Problem to solve
The listing below must be repeated word for word, with its images excluded.

Dataset content
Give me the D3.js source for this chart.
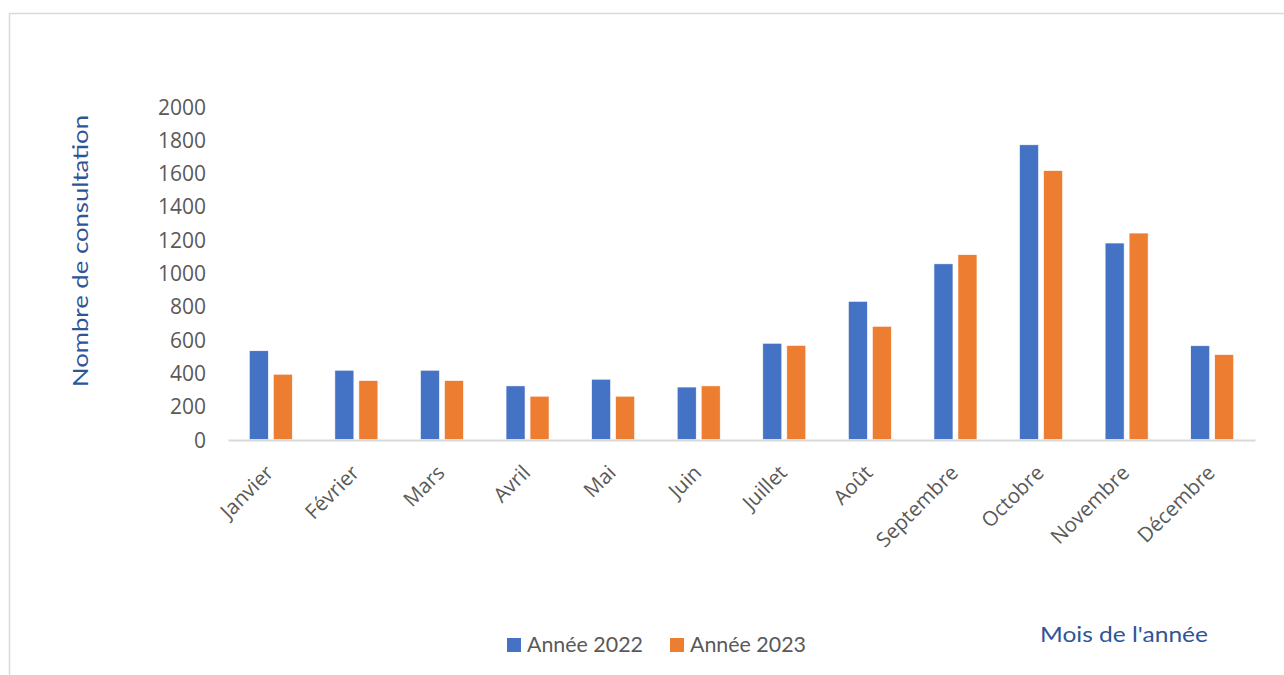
<!DOCTYPE html>
<html>
<head>
<meta charset="utf-8">
<script src="https://cdn.jsdelivr.net/npm/d3@7/dist/d3.min.js"></script>
<style>
  html, body { margin: 0; padding: 0; background: #fff; }
  svg { display: block; }
</style>
</head>
<body>
<svg id="chart" width="1284" height="675"></svg>
<script>
const months = ["Janvier", "Février", "Mars", "Avril", "Mai", "Juin", "Juillet", "Août", "Septembre", "Octobre", "Novembre", "Décembre"];
const series = ["Année 2022", "Année 2023"];
const values2022 = [533, 416, 416, 322, 362, 315, 578, 830, 1055, 1770, 1180, 563];
const values2023 = [392, 354, 354, 260, 260, 322, 565, 680, 1110, 1615, 1240, 510];
const yTicks = [0, 200, 400, 600, 800, 1000, 1200, 1400, 1600, 1800, 2000];
const colors = ["#4472C4", "#ED7D31"];

const data = months.map((m, i) => ({ month: m, vals: [values2022[i], values2023[i]] }));

const svg = d3.select("#chart");

// outer frame
svg.append("rect")
  .attr("x", 9.5).attr("y", 13.5)
  .attr("width", 1300).attr("height", 700)
  .attr("fill", "#fff")
  .attr("stroke", "#d9d9d9").attr("stroke-width", 1.5);

const x0 = d3.scaleBand().domain(months).range([228, 1255]).padding(0);
const groupW = 43;
const x1 = d3.scaleBand().domain(series).range([0, groupW]).paddingInner(0.208);
const y = d3.scaleLinear().domain([0, 2000]).range([439.5, 106.5]);

// y axis
const yAxis = svg.append("g")
  .attr("transform", "translate(206,0)")
  .call(d3.axisLeft(y).tickValues(yTicks).tickFormat(d3.format("d")).tickSize(0).tickPadding(0));
yAxis.select(".domain").remove();
yAxis.selectAll("text")
  .attr("fill", "#595959")
  .style("font-family", "'Open Sans', sans-serif")
  .style("font-size", "21px")
  .attr("dy", "0.36em");

// bars
const groups = svg.append("g").selectAll("g")
  .data(data).join("g")
  .attr("transform", d => `translate(${x0(d.month) + (x0.bandwidth() - groupW) / 2},0)`);
groups.selectAll("rect")
  .data(d => d.vals.map((v, i) => ({ s: series[i], v, i })))
  .join("rect")
  .attr("x", d => x1(d.s))
  .attr("width", x1.bandwidth())
  .attr("y", d => y(d.v))
  .attr("height", d => y(0) - y(d.v))
  .attr("fill", d => colors[d.i])
  .attr("stroke", "#fff").attr("stroke-width", 0.6);

// x axis
const xAxis = svg.append("g")
  .attr("transform", "translate(0,440)")
  .call(d3.axisBottom(x0).tickSize(0).tickPadding(0));
xAxis.select(".domain")
  .attr("stroke", "#d9d9d9").attr("stroke-width", 2);
xAxis.selectAll(".tick text")
  .attr("fill", "#595959")
  .style("font-family", "'Open Sans', sans-serif")
  .style("font-size", "20.5px")
  .attr("text-anchor", "end")
  .attr("x", 0).attr("y", 0).attr("dy", 0)
  .attr("transform", "translate(4,34) rotate(-45)");

// y axis title
svg.append("text")
  .attr("transform", "translate(88,251) rotate(-90)")
  .attr("text-anchor", "middle")
  .attr("fill", "#2F5597")
  .style("font-family", "Lato, sans-serif")
  .style("font-size", "22px")
  .attr("textLength", 272)
  .attr("lengthAdjust", "spacingAndGlyphs")
  .text("Nombre de consultation");

// x axis title
svg.append("text")
  .attr("x", 1040).attr("y", 642)
  .attr("fill", "#2F5597")
  .style("font-family", "Lato, sans-serif")
  .style("font-size", "22px")
  .attr("textLength", 168)
  .attr("lengthAdjust", "spacingAndGlyphs")
  .text("Mois de l'année");

// legend
const legendX = [507, 670];
const legend = svg.append("g").selectAll("g")
  .data(series).join("g")
  .attr("transform", (d, i) => `translate(${legendX[i]},0)`);
legend.append("rect")
  .attr("x", 0).attr("y", 638).attr("width", 14).attr("height", 14)
  .attr("fill", (d, i) => colors[i]);
legend.append("text")
  .attr("x", 20).attr("y", 652)
  .attr("fill", "#595959")
  .style("font-family", "Lato, sans-serif")
  .style("font-size", "21px")
  .attr("textLength", 116)
  .attr("lengthAdjust", "spacingAndGlyphs")
  .text(d => d);
</script>
</body>
</html>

Exercise solution
Give me the D3.js source for this chart.
<!DOCTYPE html>
<html>
<head>
<meta charset="utf-8">
<script src="https://cdn.jsdelivr.net/npm/d3@7/dist/d3.min.js"></script>
<style>
  html, body { margin: 0; padding: 0; background: #fff; }
  svg { display: block; }
</style>
</head>
<body>
<svg id="chart" width="1284" height="675"></svg>
<script>
const months = ["Janvier", "Février", "Mars", "Avril", "Mai", "Juin", "Juillet", "Août", "Septembre", "Octobre", "Novembre", "Décembre"];
const series = ["Année 2022", "Année 2023"];
const values2022 = [533, 416, 416, 322, 362, 315, 578, 830, 1055, 1770, 1180, 563];
const values2023 = [392, 354, 354, 260, 260, 322, 565, 680, 1110, 1615, 1240, 510];
const yTicks = [0, 200, 400, 600, 800, 1000, 1200, 1400, 1600, 1800, 2000];
const colors = ["#4472C4", "#ED7D31"];

const data = months.map((m, i) => ({ month: m, vals: [values2022[i], values2023[i]] }));

const svg = d3.select("#chart");

// outer frame
svg.append("rect")
  .attr("x", 9.5).attr("y", 13.5)
  .attr("width", 1300).attr("height", 700)
  .attr("fill", "#fff")
  .attr("stroke", "#d9d9d9").attr("stroke-width", 1.5);

const x0 = d3.scaleBand().domain(months).range([228, 1255]).padding(0);
const groupW = 43;
const x1 = d3.scaleBand().domain(series).range([0, groupW]).paddingInner(0.208);
const y = d3.scaleLinear().domain([0, 2000]).range([439.5, 106.5]);

// y axis
const yAxis = svg.append("g")
  .attr("transform", "translate(206,0)")
  .call(d3.axisLeft(y).tickValues(yTicks).tickFormat(d3.format("d")).tickSize(0).tickPadding(0));
yAxis.select(".domain").remove();
yAxis.selectAll("text")
  .attr("fill", "#595959")
  .style("font-family", "'Open Sans', sans-serif")
  .style("font-size", "21px")
  .attr("dy", "0.36em");

// bars
const groups = svg.append("g").selectAll("g")
  .data(data).join("g")
  .attr("transform", d => `translate(${x0(d.month) + (x0.bandwidth() - groupW) / 2},0)`);
groups.selectAll("rect")
  .data(d => d.vals.map((v, i) => ({ s: series[i], v, i })))
  .join("rect")
  .attr("x", d => x1(d.s))
  .attr("width", x1.bandwidth())
  .attr("y", d => y(d.v))
  .attr("height", d => y(0) - y(d.v))
  .attr("fill", d => colors[d.i])
  .attr("stroke", "#fff").attr("stroke-width", 0.6);

// x axis
const xAxis = svg.append("g")
  .attr("transform", "translate(0,440)")
  .call(d3.axisBottom(x0).tickSize(0).tickPadding(0));
xAxis.select(".domain")
  .attr("stroke", "#d9d9d9").attr("stroke-width", 2);
xAxis.selectAll(".tick text")
  .attr("fill", "#595959")
  .style("font-family", "'Open Sans', sans-serif")
  .style("font-size", "20.5px")
  .attr("text-anchor", "end")
  .attr("x", 0).attr("y", 0).attr("dy", 0)
  .attr("transform", "translate(4,34) rotate(-45)");

// y axis title
svg.append("text")
  .attr("transform", "translate(88,251) rotate(-90)")
  .attr("text-anchor", "middle")
  .attr("fill", "#2F5597")
  .style("font-family", "Lato, sans-serif")
  .style("font-size", "22px")
  .attr("textLength", 272)
  .attr("lengthAdjust", "spacingAndGlyphs")
  .text("Nombre de consultation");

// x axis title
svg.append("text")
  .attr("x", 1040).attr("y", 642)
  .attr("fill", "#2F5597")
  .style("font-family", "Lato, sans-serif")
  .style("font-size", "22px")
  .attr("textLength", 168)
  .attr("lengthAdjust", "spacingAndGlyphs")
  .text("Mois de l'année");

// legend
const legendX = [507, 670];
const legend = svg.append("g").selectAll("g")
  .data(series).join("g")
  .attr("transform", (d, i) => `translate(${legendX[i]},0)`);
legend.append("rect")
  .attr("x", 0).attr("y", 638).attr("width", 14).attr("height", 14)
  .attr("fill", (d, i) => colors[i]);
legend.append("text")
  .attr("x", 20).attr("y", 652)
  .attr("fill", "#595959")
  .style("font-family", "Lato, sans-serif")
  .style("font-size", "21px")
  .attr("textLength", 116)
  .attr("lengthAdjust", "spacingAndGlyphs")
  .text(d => d);
</script>
</body>
</html>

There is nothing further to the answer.